Honestly, you often don’t — until you open the walls. That’s one of the realities of working in a hamlet where most homes were built between 1939 and 1969. Common signs that something’s going on include tile that’s loose or hollow-sounding when tapped, grout that keeps cracking no matter how many times you re-caulk it, a persistent musty smell in the bathroom, or water stains on adjacent walls or ceilings. Any of these suggest moisture has been getting somewhere it shouldn’t.
Baldwin’s high water table — particularly in and around Baldwin Harbor — makes ground-level bathrooms more vulnerable than most homeowners expect. Moisture doesn’t always come from a leak above. Sometimes it’s wicking up from below. During our initial assessment, we look specifically for these signs before finalizing scope, so we can give you an accurate estimate and flag anything that needs to be addressed before new tile goes over an existing problem.
A standard full bathroom renovation — demo, waterproofing, plumbing, tile, fixtures, and final finish — typically takes two to three weeks of active work once the job starts. The timeline can extend if permit processing takes longer than expected, if materials need to be ordered, or if demo reveals conditions that need to be addressed before moving forward. In Nassau County, permit review timelines can vary, which is why we recommend starting the process earlier rather than waiting until you’re ready to begin immediately.
Practically speaking, if you’re planning a spring renovation — which is the most popular season in Baldwin, often driven by moisture or ventilation issues that surface over winter — getting your estimate and permit process started in late winter gives you the best chance of a smooth, on-schedule project. We’ll give you a realistic timeline at the estimate stage and keep you updated if anything changes during the job.

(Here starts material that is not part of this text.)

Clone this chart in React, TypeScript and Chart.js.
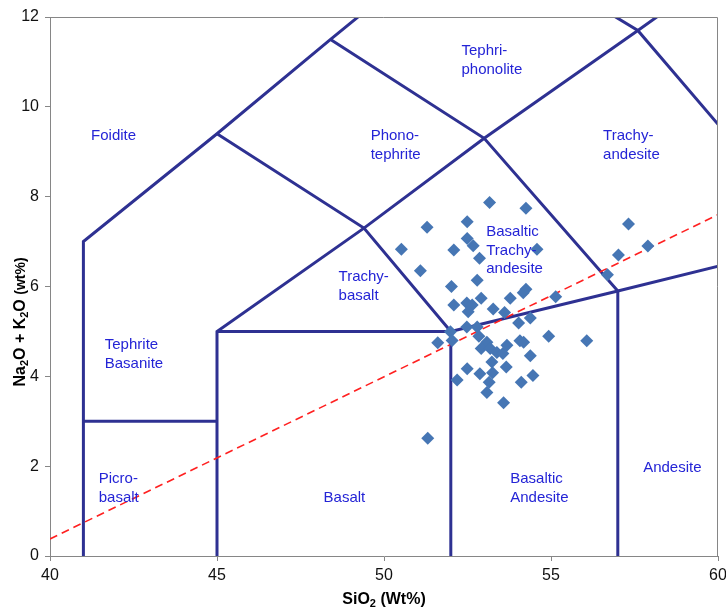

For homes in Baldwin and especially in Baldwin Harbor, the coastal environment genuinely affects material selection — and contractors who don’t account for that tend to leave homeowners with problems within a few years. Salt air accelerates corrosion on metal fixtures and degrades certain grout and caulk formulations faster than in inland communities. High humidity, combined with Baldwin’s water table, makes proper waterproofing behind shower walls and tub surrounds non-negotiable rather than optional.
For tile, large-format porcelain tends to hold up better than smaller mosaic formats in high-moisture environments because there’s less grout to maintain and fewer potential failure points. For fixtures, we steer toward finishes that are rated for coastal or high-humidity exposure. And for the substrate behind your tile — what you can’t see once the job is done — we use moisture-resistant backer board and a full waterproofing membrane system rather than standard drywall, which deteriorates quickly in South Shore conditions.
When you book through an aggregator like Angi or HomeAdvisor, you don’t always know who’s actually showing up. Those platforms list hundreds of contractors for Nassau County, and there’s no guarantee the person who arrives knows anything specific about Baldwin — its permit process, its housing stock, or its coastal conditions. A lot of the location-specific pages you’ll find online for “bathroom remodeler in Baldwin” are built by contractors who’ve never set foot in the hamlet.
We operate in Nassau County and have direct experience with the Town of Hempstead permit process, the South Shore’s specific moisture and flooding challenges, and the realities of working in homes that were built 60 to 80 years ago. When something comes up after the job is done, you’re not calling a 1-800 number. You’re calling us directly.